Given problem » Repeat every line of the data exactly, but not the pictures.
** Begin **
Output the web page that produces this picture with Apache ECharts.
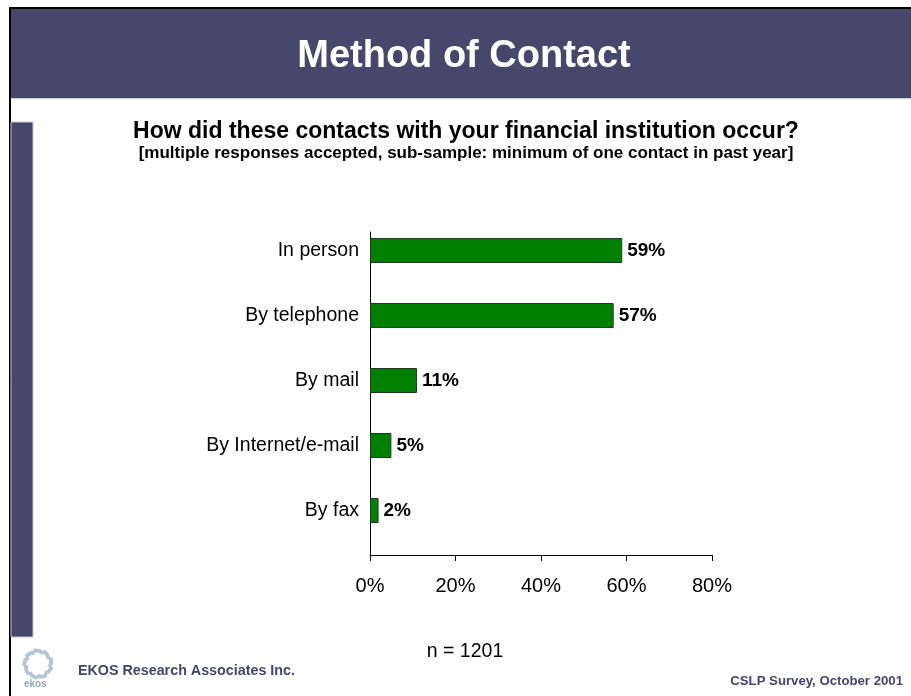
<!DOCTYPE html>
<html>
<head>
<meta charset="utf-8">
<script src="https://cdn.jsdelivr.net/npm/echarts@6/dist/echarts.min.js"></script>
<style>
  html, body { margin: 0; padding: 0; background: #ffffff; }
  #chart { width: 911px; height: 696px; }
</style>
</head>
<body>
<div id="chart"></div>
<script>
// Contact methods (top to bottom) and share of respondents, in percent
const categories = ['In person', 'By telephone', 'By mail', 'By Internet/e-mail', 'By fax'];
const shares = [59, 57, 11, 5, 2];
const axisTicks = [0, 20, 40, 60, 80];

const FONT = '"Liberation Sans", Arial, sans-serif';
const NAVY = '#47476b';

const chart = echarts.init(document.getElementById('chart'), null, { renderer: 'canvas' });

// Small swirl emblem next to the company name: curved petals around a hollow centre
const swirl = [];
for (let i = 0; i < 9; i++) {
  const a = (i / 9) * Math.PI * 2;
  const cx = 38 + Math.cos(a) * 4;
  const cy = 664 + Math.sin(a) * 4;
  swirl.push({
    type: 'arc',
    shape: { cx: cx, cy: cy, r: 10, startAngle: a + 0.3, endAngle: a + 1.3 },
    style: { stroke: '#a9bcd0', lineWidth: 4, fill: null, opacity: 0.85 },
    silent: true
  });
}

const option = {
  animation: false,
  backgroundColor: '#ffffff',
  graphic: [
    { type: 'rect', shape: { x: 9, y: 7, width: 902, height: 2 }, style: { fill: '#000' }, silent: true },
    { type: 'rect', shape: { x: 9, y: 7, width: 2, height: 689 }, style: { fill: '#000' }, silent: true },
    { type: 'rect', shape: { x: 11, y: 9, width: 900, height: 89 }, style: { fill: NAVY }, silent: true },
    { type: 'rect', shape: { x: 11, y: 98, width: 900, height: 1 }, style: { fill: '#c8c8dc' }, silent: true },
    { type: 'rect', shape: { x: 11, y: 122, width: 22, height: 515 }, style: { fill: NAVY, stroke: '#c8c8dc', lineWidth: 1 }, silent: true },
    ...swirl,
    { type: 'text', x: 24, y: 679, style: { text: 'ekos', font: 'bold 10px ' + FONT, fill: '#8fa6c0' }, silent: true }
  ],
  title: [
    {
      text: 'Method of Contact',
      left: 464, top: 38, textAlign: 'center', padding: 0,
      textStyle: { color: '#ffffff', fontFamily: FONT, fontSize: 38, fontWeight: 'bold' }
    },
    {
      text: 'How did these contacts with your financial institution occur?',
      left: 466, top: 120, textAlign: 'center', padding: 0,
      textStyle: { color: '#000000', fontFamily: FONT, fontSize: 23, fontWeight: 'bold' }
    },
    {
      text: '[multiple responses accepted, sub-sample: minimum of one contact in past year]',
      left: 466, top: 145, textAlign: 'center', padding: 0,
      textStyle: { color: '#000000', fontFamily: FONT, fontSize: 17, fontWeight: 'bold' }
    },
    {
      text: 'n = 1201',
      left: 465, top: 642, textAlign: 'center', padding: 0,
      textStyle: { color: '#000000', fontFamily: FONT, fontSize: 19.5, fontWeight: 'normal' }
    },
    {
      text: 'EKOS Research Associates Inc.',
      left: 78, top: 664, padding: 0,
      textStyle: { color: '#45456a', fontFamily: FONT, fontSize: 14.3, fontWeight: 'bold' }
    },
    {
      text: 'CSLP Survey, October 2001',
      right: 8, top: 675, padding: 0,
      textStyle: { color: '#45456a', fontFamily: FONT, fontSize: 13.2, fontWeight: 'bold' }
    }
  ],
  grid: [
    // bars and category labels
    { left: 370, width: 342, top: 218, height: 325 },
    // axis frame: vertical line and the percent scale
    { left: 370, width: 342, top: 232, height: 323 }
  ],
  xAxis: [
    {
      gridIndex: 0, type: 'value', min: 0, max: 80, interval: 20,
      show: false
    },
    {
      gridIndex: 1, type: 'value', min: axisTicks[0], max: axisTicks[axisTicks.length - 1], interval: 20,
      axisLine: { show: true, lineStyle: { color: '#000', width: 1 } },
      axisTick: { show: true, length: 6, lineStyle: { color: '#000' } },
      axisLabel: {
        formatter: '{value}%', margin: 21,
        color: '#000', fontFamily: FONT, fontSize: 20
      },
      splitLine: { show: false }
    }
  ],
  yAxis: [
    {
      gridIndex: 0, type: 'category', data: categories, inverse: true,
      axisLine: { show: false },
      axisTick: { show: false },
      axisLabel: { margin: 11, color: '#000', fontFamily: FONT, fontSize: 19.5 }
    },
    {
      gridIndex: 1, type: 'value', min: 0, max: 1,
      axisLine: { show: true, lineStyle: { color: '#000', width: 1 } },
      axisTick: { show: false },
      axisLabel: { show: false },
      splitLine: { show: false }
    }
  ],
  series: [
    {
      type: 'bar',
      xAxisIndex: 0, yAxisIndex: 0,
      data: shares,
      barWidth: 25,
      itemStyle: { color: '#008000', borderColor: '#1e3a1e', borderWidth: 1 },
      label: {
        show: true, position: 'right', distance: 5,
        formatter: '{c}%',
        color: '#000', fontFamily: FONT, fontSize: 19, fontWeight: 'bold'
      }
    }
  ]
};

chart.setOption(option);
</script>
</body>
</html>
** End **
Exercise output »
Output the web page that produces this picture with Apache ECharts.
<!DOCTYPE html>
<html>
<head>
<meta charset="utf-8">
<script src="https://cdn.jsdelivr.net/npm/echarts@6/dist/echarts.min.js"></script>
<style>
  html, body { margin: 0; padding: 0; background: #ffffff; }
  #chart { width: 911px; height: 696px; }
</style>
</head>
<body>
<div id="chart"></div>
<script>
// Contact methods (top to bottom) and share of respondents, in percent
const categories = ['In person', 'By telephone', 'By mail', 'By Internet/e-mail', 'By fax'];
const shares = [59, 57, 11, 5, 2];
const axisTicks = [0, 20, 40, 60, 80];

const FONT = '"Liberation Sans", Arial, sans-serif';
const NAVY = '#47476b';

const chart = echarts.init(document.getElementById('chart'), null, { renderer: 'canvas' });

// Small swirl emblem next to the company name: curved petals around a hollow centre
const swirl = [];
for (let i = 0; i < 9; i++) {
  const a = (i / 9) * Math.PI * 2;
  const cx = 38 + Math.cos(a) * 4;
  const cy = 664 + Math.sin(a) * 4;
  swirl.push({
    type: 'arc',
    shape: { cx: cx, cy: cy, r: 10, startAngle: a + 0.3, endAngle: a + 1.3 },
    style: { stroke: '#a9bcd0', lineWidth: 4, fill: null, opacity: 0.85 },
    silent: true
  });
}

const option = {
  animation: false,
  backgroundColor: '#ffffff',
  graphic: [
    { type: 'rect', shape: { x: 9, y: 7, width: 902, height: 2 }, style: { fill: '#000' }, silent: true },
    { type: 'rect', shape: { x: 9, y: 7, width: 2, height: 689 }, style: { fill: '#000' }, silent: true },
    { type: 'rect', shape: { x: 11, y: 9, width: 900, height: 89 }, style: { fill: NAVY }, silent: true },
    { type: 'rect', shape: { x: 11, y: 98, width: 900, height: 1 }, style: { fill: '#c8c8dc' }, silent: true },
    { type: 'rect', shape: { x: 11, y: 122, width: 22, height: 515 }, style: { fill: NAVY, stroke: '#c8c8dc', lineWidth: 1 }, silent: true },
    ...swirl,
    { type: 'text', x: 24, y: 679, style: { text: 'ekos', font: 'bold 10px ' + FONT, fill: '#8fa6c0' }, silent: true }
  ],
  title: [
    {
      text: 'Method of Contact',
      left: 464, top: 38, textAlign: 'center', padding: 0,
      textStyle: { color: '#ffffff', fontFamily: FONT, fontSize: 38, fontWeight: 'bold' }
    },
    {
      text: 'How did these contacts with your financial institution occur?',
      left: 466, top: 120, textAlign: 'center', padding: 0,
      textStyle: { color: '#000000', fontFamily: FONT, fontSize: 23, fontWeight: 'bold' }
    },
    {
      text: '[multiple responses accepted, sub-sample: minimum of one contact in past year]',
      left: 466, top: 145, textAlign: 'center', padding: 0,
      textStyle: { color: '#000000', fontFamily: FONT, fontSize: 17, fontWeight: 'bold' }
    },
    {
      text: 'n = 1201',
      left: 465, top: 642, textAlign: 'center', padding: 0,
      textStyle: { color: '#000000', fontFamily: FONT, fontSize: 19.5, fontWeight: 'normal' }
    },
    {
      text: 'EKOS Research Associates Inc.',
      left: 78, top: 664, padding: 0,
      textStyle: { color: '#45456a', fontFamily: FONT, fontSize: 14.3, fontWeight: 'bold' }
    },
    {
      text: 'CSLP Survey, October 2001',
      right: 8, top: 675, padding: 0,
      textStyle: { color: '#45456a', fontFamily: FONT, fontSize: 13.2, fontWeight: 'bold' }
    }
  ],
  grid: [
    // bars and category labels
    { left: 370, width: 342, top: 218, height: 325 },
    // axis frame: vertical line and the percent scale
    { left: 370, width: 342, top: 232, height: 323 }
  ],
  xAxis: [
    {
      gridIndex: 0, type: 'value', min: 0, max: 80, interval: 20,
      show: false
    },
    {
      gridIndex: 1, type: 'value', min: axisTicks[0], max: axisTicks[axisTicks.length - 1], interval: 20,
      axisLine: { show: true, lineStyle: { color: '#000', width: 1 } },
      axisTick: { show: true, length: 6, lineStyle: { color: '#000' } },
      axisLabel: {
        formatter: '{value}%', margin: 21,
        color: '#000', fontFamily: FONT, fontSize: 20
      },
      splitLine: { show: false }
    }
  ],
  yAxis: [
    {
      gridIndex: 0, type: 'category', data: categories, inverse: true,
      axisLine: { show: false },
      axisTick: { show: false },
      axisLabel: { margin: 11, color: '#000', fontFamily: FONT, fontSize: 19.5 }
    },
    {
      gridIndex: 1, type: 'value', min: 0, max: 1,
      axisLine: { show: true, lineStyle: { color: '#000', width: 1 } },
      axisTick: { show: false },
      axisLabel: { show: false },
      splitLine: { show: false }
    }
  ],
  series: [
    {
      type: 'bar',
      xAxisIndex: 0, yAxisIndex: 0,
      data: shares,
      barWidth: 25,
      itemStyle: { color: '#008000', borderColor: '#1e3a1e', borderWidth: 1 },
      label: {
        show: true, position: 'right', distance: 5,
        formatter: '{c}%',
        color: '#000', fontFamily: FONT, fontSize: 19, fontWeight: 'bold'
      }
    }
  ]
};

chart.setOption(option);
</script>
</body>
</html>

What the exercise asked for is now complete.